Raw data:
────────────────────────────────────────

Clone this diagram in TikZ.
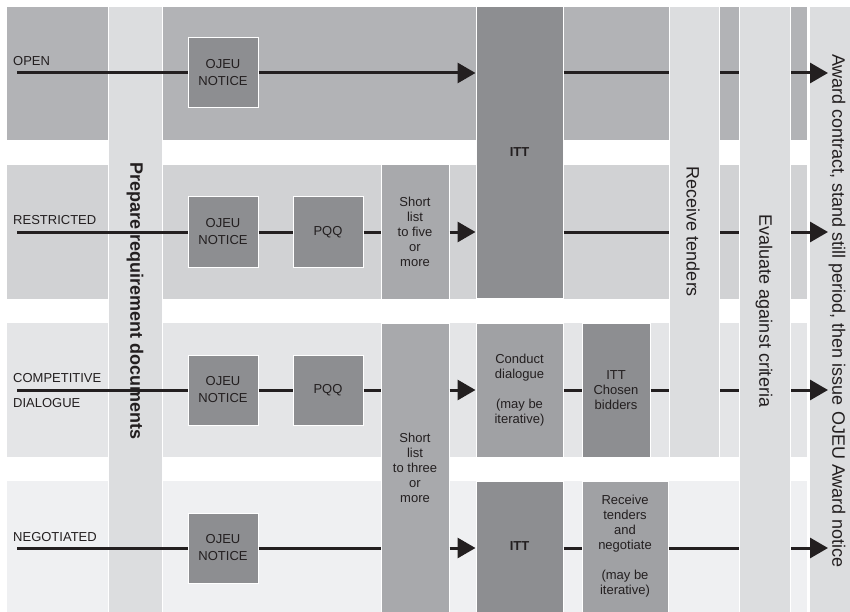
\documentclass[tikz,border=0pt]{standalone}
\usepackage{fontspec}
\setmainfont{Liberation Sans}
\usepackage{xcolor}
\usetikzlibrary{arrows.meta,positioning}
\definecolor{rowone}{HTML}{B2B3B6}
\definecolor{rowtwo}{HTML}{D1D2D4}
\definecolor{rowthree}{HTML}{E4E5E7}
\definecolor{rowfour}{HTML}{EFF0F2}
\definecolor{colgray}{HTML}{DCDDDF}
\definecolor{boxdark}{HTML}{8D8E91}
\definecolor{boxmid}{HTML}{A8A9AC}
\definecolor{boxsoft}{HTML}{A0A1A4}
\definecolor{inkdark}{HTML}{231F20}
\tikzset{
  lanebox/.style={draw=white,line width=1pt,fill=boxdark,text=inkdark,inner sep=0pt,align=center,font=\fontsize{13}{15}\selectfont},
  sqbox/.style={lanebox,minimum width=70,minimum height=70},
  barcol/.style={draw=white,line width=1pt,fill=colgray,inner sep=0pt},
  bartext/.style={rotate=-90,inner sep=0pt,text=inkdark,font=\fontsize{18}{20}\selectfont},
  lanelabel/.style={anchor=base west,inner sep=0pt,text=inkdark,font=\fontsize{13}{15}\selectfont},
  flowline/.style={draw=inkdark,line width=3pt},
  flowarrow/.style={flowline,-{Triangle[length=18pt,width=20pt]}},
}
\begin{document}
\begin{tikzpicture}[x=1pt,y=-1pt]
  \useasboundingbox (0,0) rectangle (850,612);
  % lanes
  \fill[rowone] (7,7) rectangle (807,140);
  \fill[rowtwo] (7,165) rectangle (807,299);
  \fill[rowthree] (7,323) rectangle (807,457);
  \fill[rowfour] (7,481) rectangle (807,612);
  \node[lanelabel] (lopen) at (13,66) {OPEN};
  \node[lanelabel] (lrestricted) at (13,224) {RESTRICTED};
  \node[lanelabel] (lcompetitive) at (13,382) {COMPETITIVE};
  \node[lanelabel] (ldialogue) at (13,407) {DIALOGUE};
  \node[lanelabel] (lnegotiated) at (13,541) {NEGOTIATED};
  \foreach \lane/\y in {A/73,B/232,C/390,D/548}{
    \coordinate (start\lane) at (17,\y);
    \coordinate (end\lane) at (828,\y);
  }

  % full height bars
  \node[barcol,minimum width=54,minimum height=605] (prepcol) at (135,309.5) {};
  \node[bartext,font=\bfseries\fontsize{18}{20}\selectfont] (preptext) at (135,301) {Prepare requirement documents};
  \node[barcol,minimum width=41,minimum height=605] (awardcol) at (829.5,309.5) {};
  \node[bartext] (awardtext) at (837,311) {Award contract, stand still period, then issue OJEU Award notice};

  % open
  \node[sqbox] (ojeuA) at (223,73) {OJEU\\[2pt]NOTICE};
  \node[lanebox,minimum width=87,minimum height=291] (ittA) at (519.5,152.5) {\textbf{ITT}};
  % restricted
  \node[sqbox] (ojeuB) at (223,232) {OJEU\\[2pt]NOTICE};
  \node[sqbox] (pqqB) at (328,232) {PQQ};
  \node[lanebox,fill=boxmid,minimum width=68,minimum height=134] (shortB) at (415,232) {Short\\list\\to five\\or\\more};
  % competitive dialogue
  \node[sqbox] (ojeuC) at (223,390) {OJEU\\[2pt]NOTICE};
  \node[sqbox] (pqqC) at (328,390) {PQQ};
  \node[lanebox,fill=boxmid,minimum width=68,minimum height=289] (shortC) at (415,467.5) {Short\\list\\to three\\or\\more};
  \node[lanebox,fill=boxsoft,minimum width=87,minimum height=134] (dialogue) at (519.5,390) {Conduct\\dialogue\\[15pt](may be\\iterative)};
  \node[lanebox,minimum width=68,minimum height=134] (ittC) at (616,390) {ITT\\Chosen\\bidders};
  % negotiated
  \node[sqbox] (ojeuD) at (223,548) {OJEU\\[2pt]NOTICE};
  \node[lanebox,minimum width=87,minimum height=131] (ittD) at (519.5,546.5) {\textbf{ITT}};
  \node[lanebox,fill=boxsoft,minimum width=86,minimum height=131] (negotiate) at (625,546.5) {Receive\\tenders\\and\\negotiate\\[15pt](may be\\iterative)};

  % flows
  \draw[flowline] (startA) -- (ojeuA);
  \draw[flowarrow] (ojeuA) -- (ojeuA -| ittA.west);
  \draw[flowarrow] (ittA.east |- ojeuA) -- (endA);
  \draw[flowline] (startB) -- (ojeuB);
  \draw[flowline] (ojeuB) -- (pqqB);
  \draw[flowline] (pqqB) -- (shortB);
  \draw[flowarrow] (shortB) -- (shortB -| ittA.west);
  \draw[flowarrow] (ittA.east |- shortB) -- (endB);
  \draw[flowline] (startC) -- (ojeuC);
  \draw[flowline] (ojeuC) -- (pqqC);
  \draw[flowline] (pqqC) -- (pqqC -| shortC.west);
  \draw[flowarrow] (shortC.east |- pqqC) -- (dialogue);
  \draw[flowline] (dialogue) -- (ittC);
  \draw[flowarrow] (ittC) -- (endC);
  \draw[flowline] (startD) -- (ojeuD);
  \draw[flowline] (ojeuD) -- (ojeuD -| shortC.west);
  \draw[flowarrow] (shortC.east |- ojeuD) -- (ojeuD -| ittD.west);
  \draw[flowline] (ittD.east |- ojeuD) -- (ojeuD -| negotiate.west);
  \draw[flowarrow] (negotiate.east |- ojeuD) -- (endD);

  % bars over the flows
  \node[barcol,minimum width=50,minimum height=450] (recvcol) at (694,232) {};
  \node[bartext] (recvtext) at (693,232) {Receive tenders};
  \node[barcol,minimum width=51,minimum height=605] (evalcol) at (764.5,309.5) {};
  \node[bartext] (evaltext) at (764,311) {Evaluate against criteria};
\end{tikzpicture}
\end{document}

────────────────────────────────────────

Aim of the exercise:
Output an exact copy of the material, with the pictures removed.

Answer to this problem:
Clone this diagram in TikZ.
\documentclass[tikz,border=0pt]{standalone}
\usepackage{fontspec}
\setmainfont{Liberation Sans}
\usepackage{xcolor}
\usetikzlibrary{arrows.meta,positioning}
\definecolor{rowone}{HTML}{B2B3B6}
\definecolor{rowtwo}{HTML}{D1D2D4}
\definecolor{rowthree}{HTML}{E4E5E7}
\definecolor{rowfour}{HTML}{EFF0F2}
\definecolor{colgray}{HTML}{DCDDDF}
\definecolor{boxdark}{HTML}{8D8E91}
\definecolor{boxmid}{HTML}{A8A9AC}
\definecolor{boxsoft}{HTML}{A0A1A4}
\definecolor{inkdark}{HTML}{231F20}
\tikzset{
  lanebox/.style={draw=white,line width=1pt,fill=boxdark,text=inkdark,inner sep=0pt,align=center,font=\fontsize{13}{15}\selectfont},
  sqbox/.style={lanebox,minimum width=70,minimum height=70},
  barcol/.style={draw=white,line width=1pt,fill=colgray,inner sep=0pt},
  bartext/.style={rotate=-90,inner sep=0pt,text=inkdark,font=\fontsize{18}{20}\selectfont},
  lanelabel/.style={anchor=base west,inner sep=0pt,text=inkdark,font=\fontsize{13}{15}\selectfont},
  flowline/.style={draw=inkdark,line width=3pt},
  flowarrow/.style={flowline,-{Triangle[length=18pt,width=20pt]}},
}
\begin{document}
\begin{tikzpicture}[x=1pt,y=-1pt]
  \useasboundingbox (0,0) rectangle (850,612);
  % lanes
  \fill[rowone] (7,7) rectangle (807,140);
  \fill[rowtwo] (7,165) rectangle (807,299);
  \fill[rowthree] (7,323) rectangle (807,457);
  \fill[rowfour] (7,481) rectangle (807,612);
  \node[lanelabel] (lopen) at (13,66) {OPEN};
  \node[lanelabel] (lrestricted) at (13,224) {RESTRICTED};
  \node[lanelabel] (lcompetitive) at (13,382) {COMPETITIVE};
  \node[lanelabel] (ldialogue) at (13,407) {DIALOGUE};
  \node[lanelabel] (lnegotiated) at (13,541) {NEGOTIATED};
  \foreach \lane/\y in {A/73,B/232,C/390,D/548}{
    \coordinate (start\lane) at (17,\y);
    \coordinate (end\lane) at (828,\y);
  }

  % full height bars
  \node[barcol,minimum width=54,minimum height=605] (prepcol) at (135,309.5) {};
  \node[bartext,font=\bfseries\fontsize{18}{20}\selectfont] (preptext) at (135,301) {Prepare requirement documents};
  \node[barcol,minimum width=41,minimum height=605] (awardcol) at (829.5,309.5) {};
  \node[bartext] (awardtext) at (837,311) {Award contract, stand still period, then issue OJEU Award notice};

  % open
  \node[sqbox] (ojeuA) at (223,73) {OJEU\\[2pt]NOTICE};
  \node[lanebox,minimum width=87,minimum height=291] (ittA) at (519.5,152.5) {\textbf{ITT}};
  % restricted
  \node[sqbox] (ojeuB) at (223,232) {OJEU\\[2pt]NOTICE};
  \node[sqbox] (pqqB) at (328,232) {PQQ};
  \node[lanebox,fill=boxmid,minimum width=68,minimum height=134] (shortB) at (415,232) {Short\\list\\to five\\or\\more};
  % competitive dialogue
  \node[sqbox] (ojeuC) at (223,390) {OJEU\\[2pt]NOTICE};
  \node[sqbox] (pqqC) at (328,390) {PQQ};
  \node[lanebox,fill=boxmid,minimum width=68,minimum height=289] (shortC) at (415,467.5) {Short\\list\\to three\\or\\more};
  \node[lanebox,fill=boxsoft,minimum width=87,minimum height=134] (dialogue) at (519.5,390) {Conduct\\dialogue\\[15pt](may be\\iterative)};
  \node[lanebox,minimum width=68,minimum height=134] (ittC) at (616,390) {ITT\\Chosen\\bidders};
  % negotiated
  \node[sqbox] (ojeuD) at (223,548) {OJEU\\[2pt]NOTICE};
  \node[lanebox,minimum width=87,minimum height=131] (ittD) at (519.5,546.5) {\textbf{ITT}};
  \node[lanebox,fill=boxsoft,minimum width=86,minimum height=131] (negotiate) at (625,546.5) {Receive\\tenders\\and\\negotiate\\[15pt](may be\\iterative)};

  % flows
  \draw[flowline] (startA) -- (ojeuA);
  \draw[flowarrow] (ojeuA) -- (ojeuA -| ittA.west);
  \draw[flowarrow] (ittA.east |- ojeuA) -- (endA);
  \draw[flowline] (startB) -- (ojeuB);
  \draw[flowline] (ojeuB) -- (pqqB);
  \draw[flowline] (pqqB) -- (shortB);
  \draw[flowarrow] (shortB) -- (shortB -| ittA.west);
  \draw[flowarrow] (ittA.east |- shortB) -- (endB);
  \draw[flowline] (startC) -- (ojeuC);
  \draw[flowline] (ojeuC) -- (pqqC);
  \draw[flowline] (pqqC) -- (pqqC -| shortC.west);
  \draw[flowarrow] (shortC.east |- pqqC) -- (dialogue);
  \draw[flowline] (dialogue) -- (ittC);
  \draw[flowarrow] (ittC) -- (endC);
  \draw[flowline] (startD) -- (ojeuD);
  \draw[flowline] (ojeuD) -- (ojeuD -| shortC.west);
  \draw[flowarrow] (shortC.east |- ojeuD) -- (ojeuD -| ittD.west);
  \draw[flowline] (ittD.east |- ojeuD) -- (ojeuD -| negotiate.west);
  \draw[flowarrow] (negotiate.east |- ojeuD) -- (endD);

  % bars over the flows
  \node[barcol,minimum width=50,minimum height=450] (recvcol) at (694,232) {};
  \node[bartext] (recvtext) at (693,232) {Receive tenders};
  \node[barcol,minimum width=51,minimum height=605] (evalcol) at (764.5,309.5) {};
  \node[bartext] (evaltext) at (764,311) {Evaluate against criteria};
\end{tikzpicture}
\end{document}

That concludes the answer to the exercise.